INFORMATION GIVEN →
---*---
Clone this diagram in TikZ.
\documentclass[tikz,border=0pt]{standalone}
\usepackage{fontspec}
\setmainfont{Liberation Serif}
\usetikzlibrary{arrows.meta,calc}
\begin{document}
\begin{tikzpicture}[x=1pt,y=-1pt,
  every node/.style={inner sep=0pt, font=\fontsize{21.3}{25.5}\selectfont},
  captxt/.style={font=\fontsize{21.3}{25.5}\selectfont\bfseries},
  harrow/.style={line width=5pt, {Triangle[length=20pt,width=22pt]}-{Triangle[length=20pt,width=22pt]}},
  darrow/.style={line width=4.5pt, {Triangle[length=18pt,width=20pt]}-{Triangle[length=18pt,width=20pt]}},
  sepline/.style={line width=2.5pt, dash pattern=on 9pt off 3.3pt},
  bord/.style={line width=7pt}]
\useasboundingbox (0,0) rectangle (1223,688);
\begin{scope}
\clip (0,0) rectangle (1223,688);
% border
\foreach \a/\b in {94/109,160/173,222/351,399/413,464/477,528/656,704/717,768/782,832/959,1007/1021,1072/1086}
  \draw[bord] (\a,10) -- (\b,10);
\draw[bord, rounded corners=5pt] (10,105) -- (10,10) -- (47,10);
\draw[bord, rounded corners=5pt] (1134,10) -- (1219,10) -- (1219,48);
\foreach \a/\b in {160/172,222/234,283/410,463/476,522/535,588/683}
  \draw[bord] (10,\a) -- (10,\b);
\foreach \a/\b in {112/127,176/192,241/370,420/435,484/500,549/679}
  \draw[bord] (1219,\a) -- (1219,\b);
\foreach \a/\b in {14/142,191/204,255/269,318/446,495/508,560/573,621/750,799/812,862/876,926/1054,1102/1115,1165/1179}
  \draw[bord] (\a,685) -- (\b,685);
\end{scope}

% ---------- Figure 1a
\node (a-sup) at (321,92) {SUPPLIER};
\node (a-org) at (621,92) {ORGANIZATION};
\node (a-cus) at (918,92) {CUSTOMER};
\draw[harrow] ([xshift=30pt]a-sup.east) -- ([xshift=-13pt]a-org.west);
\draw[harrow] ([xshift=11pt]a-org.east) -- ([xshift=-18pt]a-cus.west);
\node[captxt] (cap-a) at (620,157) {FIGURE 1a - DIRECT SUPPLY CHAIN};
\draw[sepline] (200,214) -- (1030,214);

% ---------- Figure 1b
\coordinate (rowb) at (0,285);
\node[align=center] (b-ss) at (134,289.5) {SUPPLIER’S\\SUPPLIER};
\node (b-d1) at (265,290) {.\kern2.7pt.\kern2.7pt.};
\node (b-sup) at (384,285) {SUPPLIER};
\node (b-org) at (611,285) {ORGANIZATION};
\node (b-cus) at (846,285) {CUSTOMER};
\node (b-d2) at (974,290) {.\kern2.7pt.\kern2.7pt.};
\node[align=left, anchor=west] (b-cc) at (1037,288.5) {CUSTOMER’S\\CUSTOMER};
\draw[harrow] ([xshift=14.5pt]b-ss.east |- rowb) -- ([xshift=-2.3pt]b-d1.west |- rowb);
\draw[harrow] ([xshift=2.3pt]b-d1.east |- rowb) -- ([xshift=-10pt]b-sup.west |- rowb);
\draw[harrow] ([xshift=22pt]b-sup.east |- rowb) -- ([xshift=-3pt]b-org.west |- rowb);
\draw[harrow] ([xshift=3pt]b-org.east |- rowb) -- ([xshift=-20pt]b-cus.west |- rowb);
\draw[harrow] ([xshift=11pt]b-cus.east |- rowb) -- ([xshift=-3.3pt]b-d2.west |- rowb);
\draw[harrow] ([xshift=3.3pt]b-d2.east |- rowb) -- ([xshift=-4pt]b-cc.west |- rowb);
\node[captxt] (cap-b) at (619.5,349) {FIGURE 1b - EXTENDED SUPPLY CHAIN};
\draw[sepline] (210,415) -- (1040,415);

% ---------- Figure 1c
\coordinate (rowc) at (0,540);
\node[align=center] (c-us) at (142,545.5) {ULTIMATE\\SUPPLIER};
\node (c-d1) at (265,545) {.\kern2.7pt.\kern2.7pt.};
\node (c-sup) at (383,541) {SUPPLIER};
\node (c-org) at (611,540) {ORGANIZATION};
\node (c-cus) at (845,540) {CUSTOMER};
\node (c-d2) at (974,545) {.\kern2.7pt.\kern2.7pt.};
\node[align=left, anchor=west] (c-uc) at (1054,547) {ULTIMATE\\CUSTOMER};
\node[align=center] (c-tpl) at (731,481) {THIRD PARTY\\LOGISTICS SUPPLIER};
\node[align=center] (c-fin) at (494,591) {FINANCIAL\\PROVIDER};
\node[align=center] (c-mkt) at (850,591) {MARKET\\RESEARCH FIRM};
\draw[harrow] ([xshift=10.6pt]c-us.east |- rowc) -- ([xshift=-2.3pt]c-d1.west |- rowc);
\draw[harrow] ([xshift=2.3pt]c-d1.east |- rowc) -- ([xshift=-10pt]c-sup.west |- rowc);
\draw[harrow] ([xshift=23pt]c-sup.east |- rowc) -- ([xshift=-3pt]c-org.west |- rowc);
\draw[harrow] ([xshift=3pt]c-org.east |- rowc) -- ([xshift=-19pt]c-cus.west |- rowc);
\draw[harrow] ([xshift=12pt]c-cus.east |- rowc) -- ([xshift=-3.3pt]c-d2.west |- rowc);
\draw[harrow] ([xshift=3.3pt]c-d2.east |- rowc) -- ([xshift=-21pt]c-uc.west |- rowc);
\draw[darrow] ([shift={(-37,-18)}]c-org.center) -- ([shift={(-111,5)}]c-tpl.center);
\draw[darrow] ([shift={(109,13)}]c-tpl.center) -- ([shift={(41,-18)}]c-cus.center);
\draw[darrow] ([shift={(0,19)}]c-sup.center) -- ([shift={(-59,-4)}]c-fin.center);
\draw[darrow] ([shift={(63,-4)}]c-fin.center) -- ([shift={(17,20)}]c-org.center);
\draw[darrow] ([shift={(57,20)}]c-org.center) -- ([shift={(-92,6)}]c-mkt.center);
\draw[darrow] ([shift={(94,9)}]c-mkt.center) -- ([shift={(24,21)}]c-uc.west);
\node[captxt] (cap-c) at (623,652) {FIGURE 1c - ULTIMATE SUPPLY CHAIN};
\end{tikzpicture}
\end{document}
---*---
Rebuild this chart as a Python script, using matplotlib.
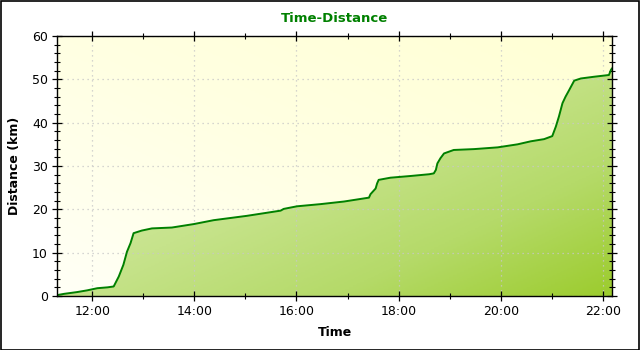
---*---
GOAL OF THE EXERCISE → Go through the listing above and pull out each line containing the word "this".

THE REPLY →
Clone this diagram in TikZ.
Rebuild this chart as a Python script, using matplotlib.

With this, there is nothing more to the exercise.